Primitive body actions will be recognized using a robust estimation algorithm for indexing into databases of such linear models and simultaneously extrapolating motion descriptions to previously unencountered viewpoints.
The theory of attachment, used to recognize carrying activities, will be based both on constraints on body part motion that result from different types of carrying activity, and on the recognition of ``objects'' in a time-varying image that move with a person and whose position and motion are consistent with the hypothesized type of carrying activity.
Our computational approach will be strongly motion- and body-pose-based, and will not rely on any general vision capabilities for finding and tracking objects that humans might be carrying. Instead, we will hypothesize, from body pose and motion, the type of carrying action, and then search in the image sequence for collections of features (regions, markings, etc.) that move with the body in a manner consistent with the hypothesized carrying action.

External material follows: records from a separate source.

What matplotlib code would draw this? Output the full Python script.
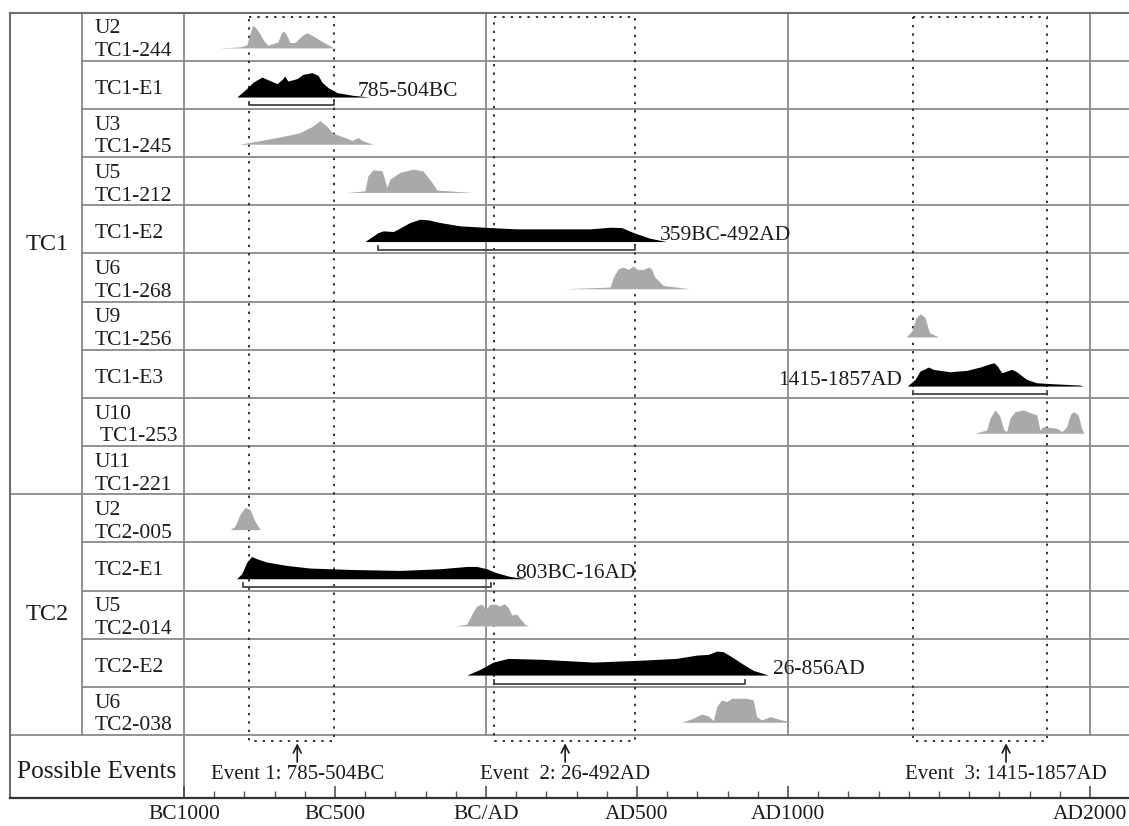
import matplotlib.pyplot as plt
from matplotlib.patches import Rectangle
from matplotlib.ticker import FixedLocator, FixedFormatter

plt.rcParams['font.family'] = ['Liberation Serif', 'DejaVu Serif']

# ---- data (years: negative = BC, heights = relative probability) ----
row_labels = [("U2", "TC1-244"), ("TC1-E1",), ("U3", "TC1-245"), ("U5", "TC1-212"),
              ("TC1-E2",), ("U6", "TC1-268"), ("U9", "TC1-256"), ("TC1-E3",),
              ("U10", " TC1-253"), ("U11", "TC1-221"),
              ("U2", "TC2-005"), ("TC2-E1",), ("U5", "TC2-014"), ("TC2-E2",), ("U6", "TC2-038")]
groups = ["TC1", "TC2"]
group_rows = [10, 5]

tc1_244_yr = [-884, -815, -792, -781, -772, -762, -748, -738, -722, -689, -679, -672, -662,
              -649, -632, -609, -593, -573, -540, -507, -497]
tc1_244_p = [0, 1, 3, 15, 22.6, 20, 14, 8, 2.6, 6, 14, 17, 14, 5.3, 5.5, 12.3, 15.3, 12, 6, 0.5, 0]

tc1_e1_yr = [-825, -788, -772, -742, -725, -692, -675, -666, -656, -626, -606, -576, -556,
             -543, -523, -493, -440, -384]
tc1_e1_p = [0, 9.7, 14.7, 20, 17.7, 13.4, 17.7, 21, 16, 18.4, 22.7, 24.4, 21.7, 14.7, 9.4, 4.4, 1.7, 0]

tc1_245_yr = [-818, -732, -649, -616, -576, -550, -526, -507, -460, -444, -424, -407, -374]
tc1_245_p = [0, 4.5, 9.3, 11.7, 17.7, 23.7, 17.7, 11, 6, 3.7, 6.7, 3.3, 0]

tc1_212_yr = [-460, -401, -391, -374, -344, -328, -318, -285, -242, -209, -179, -162, -43]
tc1_212_p = [0, 1.6, 16.6, 22.6, 21.6, 5, 13.3, 20, 23.3, 21.6, 10, 2.3, 0]

tc1_e2_yr = [-401, -357, -340, -307, -296, -252, -219, -191, -152, -86, 13, 102, 344, 411,
             449, 488, 543, 598]
tc1_e2_p = [0, 9, 10.7, 10, 11.7, 19, 22.3, 21.7, 19, 15.7, 14, 12.7, 12.7, 14.3, 14, 9, 3.3, 0]

tc1_268_yr = [256, 411, 422, 438, 455, 471, 488, 501, 521, 537, 548, 559, 587, 675]
tc1_268_p = [0, 1.7, 11.7, 20, 21.7, 19.3, 22.7, 19.3, 19.3, 21.7, 20, 11.7, 3.3, 0]

tc1_256_yr = [1391, 1410, 1424, 1439, 1454, 1468, 1498]
tc1_256_p = [0, 6, 19.3, 23.3, 19.3, 4.3, 0]

tc1_e3_yr = [1395, 1421, 1437, 1465, 1481, 1536, 1592, 1636, 1669, 1682, 1693, 1708, 1724,
             1741, 1757, 1790, 1823, 1879, 1967, 1978]
tc1_e3_p = [0, 6.7, 15, 19, 16.7, 14.3, 15.7, 19, 22.3, 23.3, 20, 13.3, 15, 16.7, 14.3, 6.7,
            3.3, 2.3, 1, 0]

tc1_253_yr = [1619, 1658, 1669, 1685, 1700, 1715, 1724, 1735, 1752, 1779, 1807, 1824, 1834,
              1845, 1868, 1890, 1907, 1923, 1934, 1945, 1961, 1972, 1980]
tc1_253_p = [0, 3.3, 15, 23.3, 18.3, 3.3, 1.7, 15, 21.7, 23.3, 20, 18.3, 3.3, 6.7, 5.7, 5,
             1.7, 6.7, 18.3, 21.7, 18.3, 5, 0]

tc2_005_yr = [-848, -831, -815, -798, -781, -765, -748]
tc2_005_p = [0, 3.3, 15, 22.3, 20, 8.3, 0]

tc2_e1_yr = [-826, -809, -792, -776, -759, -726, -660, -583, -450, -285, -152, -64, -31, 2,
             35, 79, 135]
tc2_e1_p = [0, 5, 16.7, 22.3, 20, 16.7, 13.3, 10.7, 9.3, 8.3, 10, 12.3, 12.3, 10, 6, 2.3, 0]

tc2_014_yr = [-103, -64, -47, -31, -14, 0, 13, 30, 46, 60, 74, 85, 102, 115, 129, 140]
tc2_014_p = [0, 1.7, 11.7, 20, 21.7, 16.7, 21.7, 21.7, 20, 22.3, 18.3, 11, 11.7, 6.7, 1.7, 0]

tc2_e2_yr = [-64, -20, 24, 74, 190, 355, 521, 631, 698, 736, 764, 786, 819, 852, 885, 935]
tc2_e2_p = [0, 5.7, 13, 16.7, 15.7, 13, 15, 16.7, 20, 20.7, 24, 23.3, 17.3, 10.7, 4.7, 0]

tc2_038_yr = [648, 686, 714, 736, 753, 764, 780, 797, 814, 863, 885, 896, 913, 940, 968, 1012]
tc2_038_p = [0, 4, 8.3, 6.3, 1.7, 15.7, 22.3, 20.7, 24, 24, 22.3, 5.7, 2.3, 5.7, 3.3, 0]

# modelled (black) event ranges
event_rows = [1, 4, 7, 11, 13]
event_ranges = [(-785, -504), (-359, 492), (1415, 1857), (-803, 16), (26, 856)]
event_texts = ["785-504BC", "359BC-492AD", "1415-1857AD", "803BC-16AD", "26-856AD"]

# possible events
possible_ranges = [(-785, -504), (26, 492), (1415, 1857)]
possible_texts = ["Event 1: 785-504BC", "Event  2: 26-492AD", "Event  3: 1415-1857AD"]
possible_arrow_yr = [-625, 262, 1722]

tick_years = [-1000, -500, 0, 500, 1000, 2000]
tick_labels = ["BC1000", "BC500", "BC/AD", "AD500", "AD1000", "AD2000"]

densities = [(tc1_244_yr, tc1_244_p), (tc1_e1_yr, tc1_e1_p), (tc1_245_yr, tc1_245_p),
             (tc1_212_yr, tc1_212_p), (tc1_e2_yr, tc1_e2_p), (tc1_268_yr, tc1_268_p),
             (tc1_256_yr, tc1_256_p), (tc1_e3_yr, tc1_e3_p), (tc1_253_yr, tc1_253_p), None,
             (tc2_005_yr, tc2_005_p), (tc2_e1_yr, tc2_e1_p), (tc2_014_yr, tc2_014_p),
             (tc2_e2_yr, tc2_e2_p), (tc2_038_yr, tc2_038_p)]

# ---- layout ----
W, H = 1129, 826
px_per_yr = 0.302
row_px = 48.17
x_left = -1000 - (184 - 9.5) / px_per_yr      # outer left border
x_right = -1000 + (W - 184) / px_per_yr
x_group = -1000 - (184 - 82) / px_per_yr      # group / label column divider
x_label = -1000 - (184 - 95) / px_per_yr
x_group_txt = -1000 - (184 - 47) / px_per_yr
x_pe_txt = -1000 - (184 - 97) / px_per_yr
n_rows = len(row_labels)
y_bottom = (797.7 - 12.5) / row_px
# where the range labels sit (left edge, or right edge for the 1415-1857AD one)
range_label_x = [-424, 576, 1376, 96, 951]
range_label_ha = ['left', 'left', 'right', 'left', 'left']

grid_c = '#8a8a8a'
txt_c = '#1e1a1b'
dot_ls = (0, (1.2, 3.1))

fig = plt.figure(figsize=(W / 100, H / 100), dpi=100)
ax = fig.add_axes([9.5 / W, (H - 797.7) / H, 1 - 9.5 / W, (797.7 - 12.5) / H])
ax.set_xlim(x_left, x_right)
ax.set_ylim(y_bottom, 0)

ax.spines['right'].set_visible(False)
for s in ['left', 'top']:
    ax.spines[s].set_color('#6e6e6e')
    ax.spines[s].set_linewidth(1.5)
ax.spines['bottom'].set_color('#333333')
ax.spines['bottom'].set_linewidth(1.6)
ax.yaxis.set_visible(False)

ax.xaxis.set_major_locator(FixedLocator(tick_years))
ax.xaxis.set_major_formatter(FixedFormatter(tick_labels))
ax.xaxis.set_minor_locator(FixedLocator([y for y in range(-1000, 2001, 100)
                                         if y not in tick_years]))
ax.tick_params(axis='x', which='major', direction='in', length=9, width=1.1,
               color='#444444', labelsize=15.5, pad=5, labelcolor=txt_c)
ax.tick_params(axis='x', which='minor', direction='in', length=5, width=1.0, color='#555555')

# table lines
for r in range(1, n_rows + 1):
    start = x_left if r in (group_rows[0], n_rows) else x_group
    ax.plot([start, x_right], [r, r], color=grid_c, lw=1.3, zorder=1)
ax.plot([x_group, x_group], [0, n_rows], color=grid_c, lw=1.3, zorder=1)
ax.plot([-1000, -1000], [0, y_bottom], color=grid_c, lw=1.3, zorder=1)
for yr in [0, 1000, 2000]:
    ax.plot([yr, yr], [0, n_rows], color=grid_c, lw=1.3, zorder=1)

# row labels
for r, lab in enumerate(row_labels):
    if len(lab) == 2:
        ax.text(x_label, r + 20.8 / row_px, lab[0], fontsize=15.5, va='baseline', color=txt_c)
        ax.text(x_label, r + 43.5 / row_px, lab[1], fontsize=15.5, va='baseline', color=txt_c)
    else:
        ax.text(x_label, r + 33 / row_px, lab[0], fontsize=15.5, va='baseline', color=txt_c)

ax.text(x_group_txt, (244 - 12.5) / row_px, groups[0], fontsize=17.5, ha='center', va='center',
        color=txt_c)
ax.text(x_group_txt, (615 - 12.5) / row_px, groups[1], fontsize=17.5, ha='center', va='center',
        color=txt_c)
ax.text(x_pe_txt, (772 - 12.5) / row_px, "Possible Events", fontsize=18.2, ha='center',
        va='center', color=txt_c)

# probability distributions
for r, d in enumerate(densities):
    if d is None:
        continue
    yrs, p = d
    black = r in event_rows
    base = r + (0.755 if black else 0.735)
    top = [base - v / row_px for v in p]
    ax.fill_between(yrs, base, top, color='#000000' if black else '#a9a9a9', lw=0, zorder=3)

# brackets and range labels
for r, (a, b), t, lx, ha in zip(event_rows, event_ranges, event_texts, range_label_x,
                                range_label_ha):
    yb = r + 0.93
    ax.plot([a, a, b, b], [yb - 0.08, yb, yb, yb - 0.08], color='#444444', lw=1.3, zorder=3)
    ax.text(lx, r + 0.73, t, fontsize=15.5, ha=ha, va='baseline', color=txt_c, zorder=4)

# possible-event boxes, arrows and labels
box_top = (17.3 - 12.5) / row_px
box_bot = (741 - 12.5) / row_px
for (a, b), t, xa in zip(possible_ranges, possible_texts, possible_arrow_yr):
    ax.add_patch(Rectangle((a, box_top), b - a, box_bot - box_top, fill=False,
                           ec='#333333', lw=1.4, ls=dot_ls, zorder=2))
    ax.annotate('', xy=(xa, (743.3 - 12.5) / row_px), xytext=(xa, (762 - 12.5) / row_px),
                arrowprops=dict(arrowstyle='->', lw=1.2, color=txt_c, mutation_scale=14,
                                shrinkA=0, shrinkB=0))
    ax.text(xa, (779.3 - 12.5) / row_px, t, fontsize=15, ha='center', va='baseline',
            color=txt_c)

fig.savefig('out.png', dpi=100)
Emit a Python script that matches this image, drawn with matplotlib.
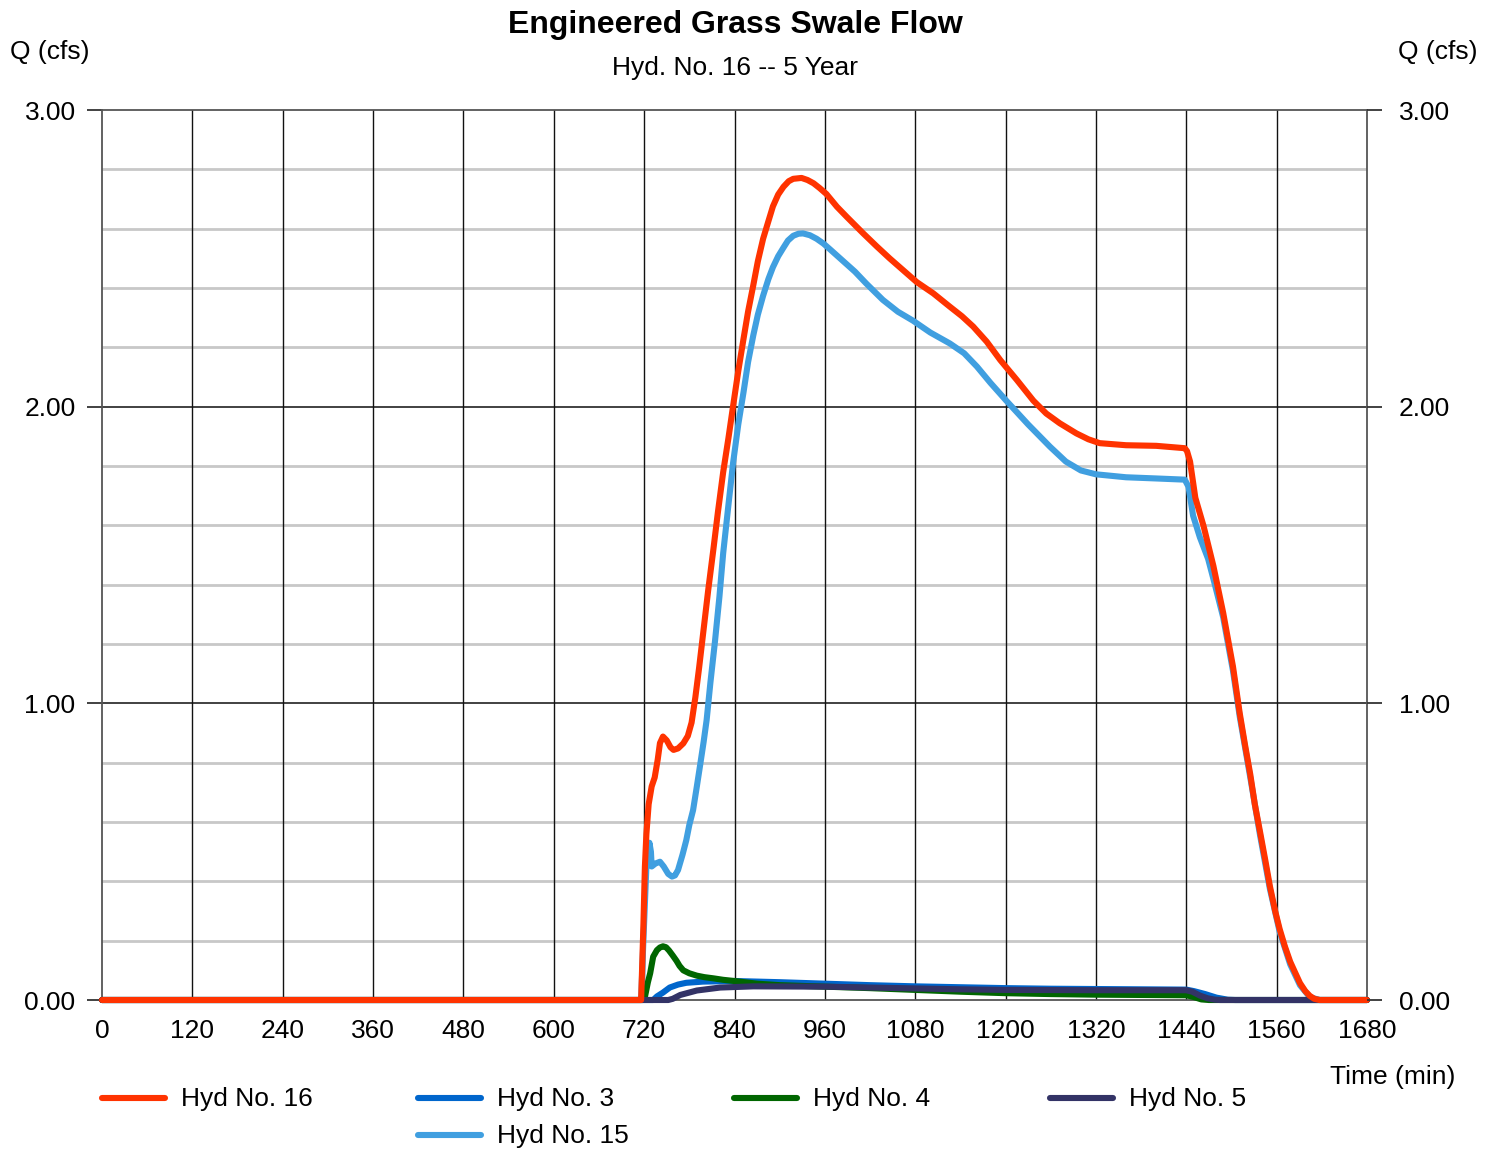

High-level system for control and operator interaction.

There is a wide variety of control knowledge that should be represented in a general way in order to control the activities of the surveillance system, and the interactions between the surveillance system and human operators. This control knowledge will, generally, make reference to both spatial and temporal attributes of the surveillance site being monitored. We propose to represent this control knowledge using temporal logic programs, taking advantage of the general database capabilities of logic programming to
- support the insertion of ancillary data that can be integrated into situation assessments by the surveillance system, and
- specify the conditions under which control passes from wide-area surveillance to narrow-area surveillance to requests for human assistance through queries posed to the temporal logic programming database.
This high-level system will also draw upon the research being conducted under a DARPA AASERT grant.